CERN Accelerating science

Hunting for charm with lead and SHINE

 

SHINE (SPS Heavy Ion and Neutrino Experiment) [1] is a multi-purpose experiment studying hadron production in hadron-proton, hadron-nucleus and nucleus-nucleus collisions. The programme on strong interactions includes studying the properties of the onset of deconfinement [2] and searching for the critical point of strongly interacting matter [3]. Additionally, two large projects of reference measurements are ongoing on requests of neutrino and cosmic ray physics. SHINE is located in the North Area of the CERN Super Proton Synchrotron. It is, unlike LHC experiments, a fixed target experiment - particles accelerated by the SPS collide with a stationary target and products of such interactions are recorded by the detection system. In 2018, just before the Long Shutdown 2 (LS2) at CERN, SHINE completed data acquisition for its world-unique programme - the two-dimensional scan of the beam energy and the size of colliding nuclei. Exciting results from this scan were reported in the EP Newsletter.

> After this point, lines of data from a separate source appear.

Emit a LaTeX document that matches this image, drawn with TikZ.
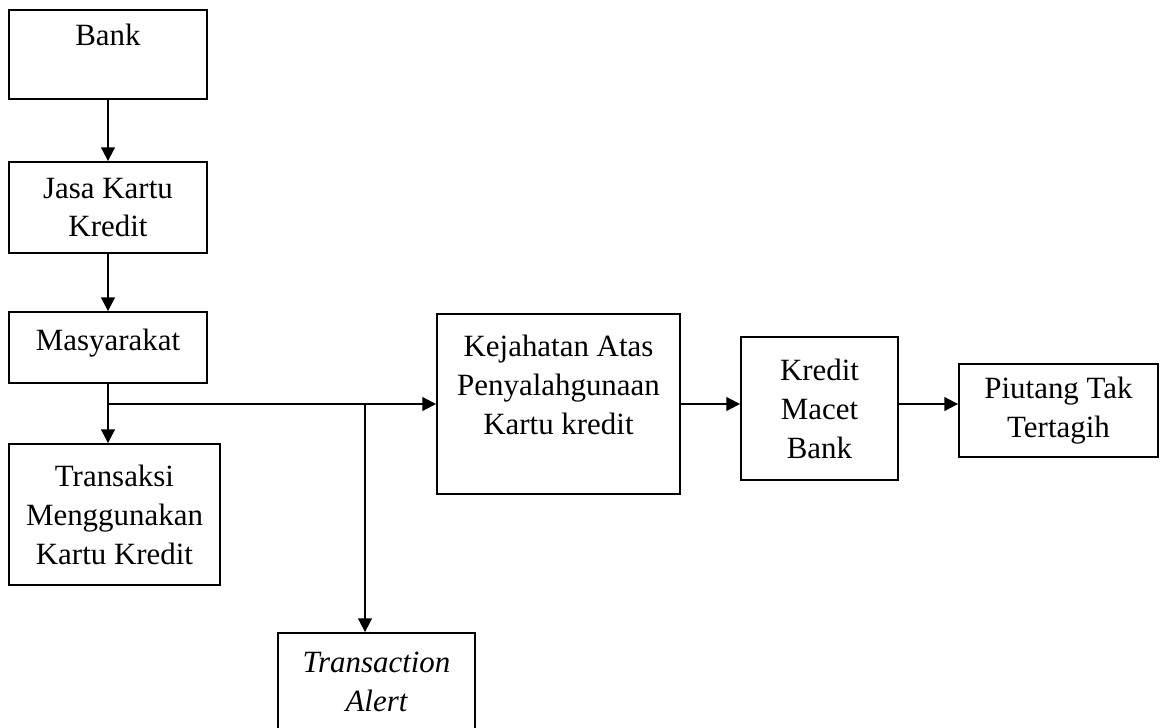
\documentclass[tikz,border=0pt]{standalone}
\usepackage{fontspec}
\setmainfont{Liberation Serif}
\usepackage{tikz}
\usetikzlibrary{arrows.meta}

\begin{document}
\begin{tikzpicture}[
  kotak/.style={draw, line width=1.3pt, align=center, inner sep=1pt,
    font=\fontsize{22}{27.7}\selectfont},
  panah/.style={line width=1.3pt, -{Triangle[length=0.34cm,width=0.34cm]}}
]
\useasboundingbox (0,0) rectangle (29,-18.175);

%% kolom kiri %%%%%%%%%%%%%%%%%%%%%%%%%%%%%%%
\node[kotak, minimum width=4.95cm, minimum height=2.225cm] (bank) at (2.7,-1.3625) {Bank\\~};
\node[kotak, minimum width=4.95cm, minimum height=2.275cm] (jasa) at (2.7,-5.1875) {Jasa Kartu\\Kredit};
\node[kotak, minimum width=4.95cm, minimum height=1.775cm, text depth=0.4cm] (masy) at (2.7,-8.6875) {Masyarakat};
\node[kotak, minimum width=5.275cm, minimum height=3.525cm] (trans) at (2.8625,-12.8625) {Transaksi\\Menggunakan\\Kartu Kredit};
\node[kotak, minimum width=4.925cm, minimum height=2.425cm] (alert) at (9.4125,-17.0375) {\itshape Transaction\\\itshape Alert};

%% kolom kanan %%%%%%%%%%%%%%%%%%%%%%%%%%%%%%%
\node[kotak, minimum width=6.075cm, minimum height=4.5cm] (kej) at (13.9625,-10.1) {Kejahatan Atas\\Penyalahgunaan\\Kartu kredit\\~};
\node[kotak, minimum width=3.925cm, minimum height=3.575cm] (kredit) at (20.4875,-10.2125) {Kredit\\Macet\\Bank};
\node[kotak, minimum width=4.975cm, minimum height=2.325cm] (piutang) at (26.4625,-10.2625) {Piutang Tak\\Tertagih};

%% titik cabang
\coordinate (tik1) at (masy.south |- kej.west);
\coordinate (tik2) at (9.125,-10.1);

%% panah %%%%%%%%%%%%%%%%%%%%%%%%%%%%%%%%%%%%%
\draw[panah] (bank) -- (jasa);
\draw[panah] (jasa) -- (masy);
\draw[panah] (masy.south) -- (masy.south |- trans.north);
\draw[panah] (tik1) -- (kej.west);
\draw[panah] (tik2) -- (tik2 |- alert.north);
\draw[panah] (kej.east) -- (kej.east -| kredit.west);
\draw[panah] (kredit.east |- kej.east) -- (kej.east -| piutang.west);
\end{tikzpicture}
\end{document}
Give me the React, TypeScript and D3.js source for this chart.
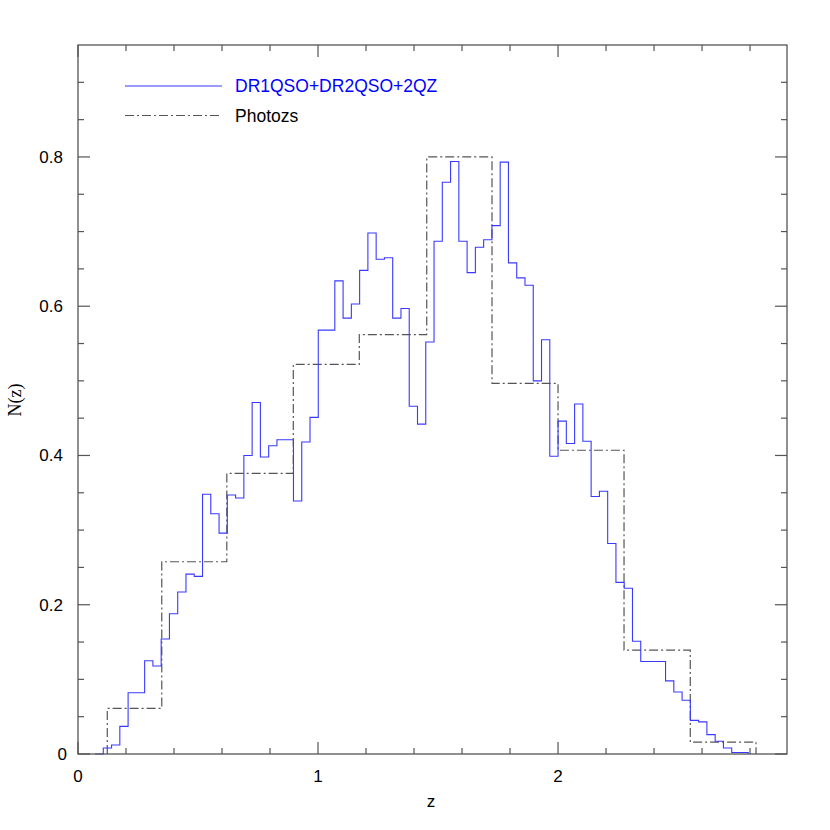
import React from "react";
import * as d3 from "d3";

// Spectroscopic histogram (DR1QSO+DR2QSO+2QZ): regular bins
const specBinStart = 0.1054;
const specBinWidth = 0.03445;
const specValues = [
  0.008, 0.012, 0.037, 0.082, 0.082, 0.125, 0.118, 0.154, 0.188, 0.217,
  0.241, 0.238, 0.348, 0.322, 0.296, 0.347, 0.343, 0.400, 0.471, 0.398,
  0.413, 0.421, 0.421, 0.339, 0.418, 0.451, 0.568, 0.568, 0.634, 0.584,
  0.603, 0.648, 0.698, 0.663, 0.665, 0.584, 0.597, 0.466, 0.442, 0.552,
  0.687, 0.766, 0.794, 0.687, 0.645, 0.679, 0.689, 0.708, 0.793, 0.658,
  0.638, 0.628, 0.500, 0.555, 0.399, 0.446, 0.416, 0.469, 0.419, 0.345,
  0.352, 0.282, 0.230, 0.222, 0.151, 0.124, 0.124, 0.124, 0.098, 0.083,
  0.072, 0.045, 0.043, 0.026, 0.017, 0.008, 0.002, 0.002,
];

// Photo-z histogram: bin edges and values
const photoEdges = [0.122, 0.349, 0.62, 0.897, 1.172, 1.453, 1.725, 2.0, 2.275, 2.551, 2.825];
const photoValues = [0.0612, 0.2576, 0.376, 0.522, 0.562, 0.8, 0.4965, 0.407, 0.1393, 0.016];

const xMajorTicks = [0, 1, 2];
const xMinorTicks = [0.2, 0.4, 0.6, 0.8, 1.2, 1.4, 1.6, 1.8, 2.2, 2.4, 2.6, 2.8];
const yMajorTicks = [0, 0.2, 0.4, 0.6, 0.8];
const yTickLabels = ["0", "0.2", "0.4", "0.6", "0.8"];
const yMinorTicks = [0.05, 0.1, 0.15, 0.25, 0.3, 0.35, 0.45, 0.5, 0.55, 0.65, 0.7, 0.75, 0.85, 0.9];

const legendLabels = ["DR1QSO+DR2QSO+2QZ", "Photozs"];

const W = 830;
const H = 830;
const L = 78;
const R = 787;
const T = 45;
const B = 754;

export default function App() {
  const x = d3.scaleLinear().domain([0, 2.954]).range([L, R]);
  const y = d3.scaleLinear().domain([0, 0.95]).range([B, T]);

  const line = d3
    .line<[number, number]>()
    .x((d) => x(d[0]))
    .y((d) => y(d[1]))
    .curve(d3.curveStepAfter);

  const specPts: [number, number][] = [[specBinStart - specBinWidth, 0]];
  specValues.forEach((v, i) => specPts.push([specBinStart + i * specBinWidth, v]));
  specPts.push([specBinStart + specValues.length * specBinWidth, 0]);

  const photoPts: [number, number][] = [[photoEdges[0], 0]];
  photoValues.forEach((v, i) => photoPts.push([photoEdges[i], v]));
  photoPts.push([photoEdges[photoEdges.length - 1], 0]);

  const axisColor = "#555";
  const font = "Liberation Sans, Arial, sans-serif";
  const blue = "#3a3aff";
  const dash = "#555";

  return (
    <svg
      width={W}
      height={H}
      style={{ position: "absolute", left: 0, top: 0, background: "#fff" }}
    >
      <rect x={0} y={0} width={W} height={H} fill="#fff" />
      {/* histograms */}
      <path d={line(photoPts) || ""} fill="none" stroke={dash} strokeWidth={1.2} strokeDasharray="9 3 2 3" />
      <path d={line(specPts) || ""} fill="none" stroke={blue} strokeWidth={1.1} />

      {/* frame */}
      <rect x={L} y={T} width={R - L} height={B - T} fill="none" stroke={axisColor} strokeWidth={1.3} />

      {/* x ticks */}
      {xMajorTicks.map((t) => (
        <g key={"xM" + t}>
          <line x1={x(t)} x2={x(t)} y1={B} y2={B - 12} stroke={axisColor} strokeWidth={1.2} />
          <line x1={x(t)} x2={x(t)} y1={T} y2={T + 12} stroke={axisColor} strokeWidth={1.2} />
          <text x={x(t)} y={782} textAnchor="middle" fontFamily={font} fontSize={17} fill="#000">
            {t}
          </text>
        </g>
      ))}
      {xMinorTicks.map((t) => (
        <g key={"xm" + t}>
          <line x1={x(t)} x2={x(t)} y1={B} y2={B - 6} stroke={axisColor} strokeWidth={1.2} />
          <line x1={x(t)} x2={x(t)} y1={T} y2={T + 6} stroke={axisColor} strokeWidth={1.2} />
        </g>
      ))}

      {/* y ticks */}
      {yMajorTicks.map((t, i) => (
        <g key={"yM" + t}>
          <line x1={L} x2={L + 12} y1={y(t)} y2={y(t)} stroke={axisColor} strokeWidth={1.2} />
          <line x1={R} x2={R - 12} y1={y(t)} y2={y(t)} stroke={axisColor} strokeWidth={1.2} />
          <text
            x={t === 0 ? 67 : 63}
            y={y(t) + 6}
            textAnchor="end"
            fontFamily={font}
            fontSize={17}
            fill="#000"
          >
            {yTickLabels[i]}
          </text>
        </g>
      ))}
      {yMinorTicks.map((t) => (
        <g key={"ym" + t}>
          <line x1={L} x2={L + 6} y1={y(t)} y2={y(t)} stroke={axisColor} strokeWidth={1.2} />
          <line x1={R} x2={R - 6} y1={y(t)} y2={y(t)} stroke={axisColor} strokeWidth={1.2} />
        </g>
      ))}

      {/* axis titles */}
      <text x={431} y={807} textAnchor="middle" fontFamily={font} fontSize={17} fill="#000">
        z
      </text>
      <text
        transform="translate(21,400) rotate(-90)"
        textAnchor="middle"
        fontFamily="Liberation Serif, Times New Roman, serif"
        fontSize={18}
        fill="#000"
      >
        N(z)
      </text>

      {/* legend */}
      <line x1={125} x2={222} y1={86} y2={86} stroke="#7777ff" strokeWidth={1.3} />
      <text x={235} y={92} fontFamily={font} fontSize={17.5} fill="#0000ff">
        {legendLabels[0]}
      </text>
      <line x1={125} x2={222} y1={115.5} y2={115.5} stroke={dash} strokeWidth={1.2} strokeDasharray="9 3 2 3" />
      <text x={235} y={121.5} fontFamily={font} fontSize={17.5} fill="#000">
        {legendLabels[1]}
      </text>
    </svg>
  );
}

Long Shutdowns at CERN are usually very busy periods, where a lot of upgrade and maintenance work is being done on the infrastructure, accelerators, and detectors. It was no different for SHINE. During LS2, the SHINE detection system was significantly upgraded. TPC readout electronics were replaced to achieve much faster data-taking speeds and, simultaneously reduce noise. Additionally, the new Vertex Detector (VD) was constructed, employing ALPIDE silicon sensors (the same technology as the new ALICE ITS) to precisely reconstruct decay vertices of short-lived particles produced in the collision. Figure 1 shows a photograph of the device and one of its performance plots. The detection system is completed with: an extended Projectile Spectator Detector (hadron calorimeter) modified to withstand high-intensity Pb beam, a newly constructed Time-of-Flight detector based on mRPC technology, and Beam Position Detectors based on Silicon Strip Detectors. On top of the upgraded detectors, a new Trigger and Data Acquisition system was built, including an online computing cluster with over 2000 CPU cores for online processing of the collected data. The upgraded detector is ready to provide high-quality physics data with hadron and heavy-ion beams recorded with up to 20 times higher rates than before the LS2.

Figure 1: Left: Photograph of VD taken after installation of the device on the beamline. The staves hosting the ALPIDE sensor and Pb targets are indicated by arrows. Right: Multiplicity distribution of VD clusters detected in the most downstream VD station. The sensor structure is well visible. Four vertical lines showing higher count rates are due to the horizontal overlap of the sensors.

First Pb beam after LS2 was delivered to SHINE in November 2022, starting its pioneering measurements of charm hadrons in Pb+Pb collisions at SPS. Figure 2 shows an example of Pb+Pb collision captured by the SHINE spectrometer. The resulting unique data will allow pinning down properties of charm production and distinguishing between the plethora of models.

Figure 2: Pb+Pb collision recorded by the NA61/SHINE Time Projection Chambers. Each blue line represents a trajectory of a charged particle produced in the interaction. 3D visualisations of SHINE events are available online.

The SHINE results should also set the stage for future measurements of the system size and collision-energy dependence of charm production at the CERN SPS. The charm-anticharm pairs produced in the collisions are converted into open charm mesons and charmonia - J/ψ meson and its excited states. Charmonia and charm mesons are particularly interesting in studying the phase transition between confined hadronic matter and the quark-gluon plasma. Suppression of the relative yield of charmonia is considered one of the key probes of deconfinement [4, 5]. Charmonia were precisely measured at SPS by the NA50 and NA60 experiments [6, 7]. The measurement of open charm awaits SHINE.

This year’s data-taking on Pb+Pb collisions is the first step in collecting about 500 million events during the Run 3 period. This unique dataset will give us an insight into the mysteries of heavy flavour production mechanisms in heavy-ion collisions. SHINE would like to thank colleagues from the CERN EP, BE HSE and EN Deperatments for the strong support of its measurements. 

References

[1] N. Abgrall et al. [NA61/SHINE Collaboration], JINST 9 (2014) P06005

[2] M. Gazdzicki, M. Gorenstein and P. Seyboth, Acta Phys. Polon. B 42 (2011) 307

[3] N. Antoniou et al. [NA49-future Collaboration], CERN-SPSC-P-330. (NA61/SHINE Proposal)

[4] T. Matsui and H. Satz Phys. Lett. B 178 (1986) 416.

[5] H. Satz, Adv. High Energy Phys. 2013, (2013)242918.

[6] M. C. Abreu, et al., Phys. Lett. B 477 (2000) 28.

[7] R. Arnaldi, et al., [NA60 Collaboration] Phys. Rev. Lett. 99 (2007) 132302.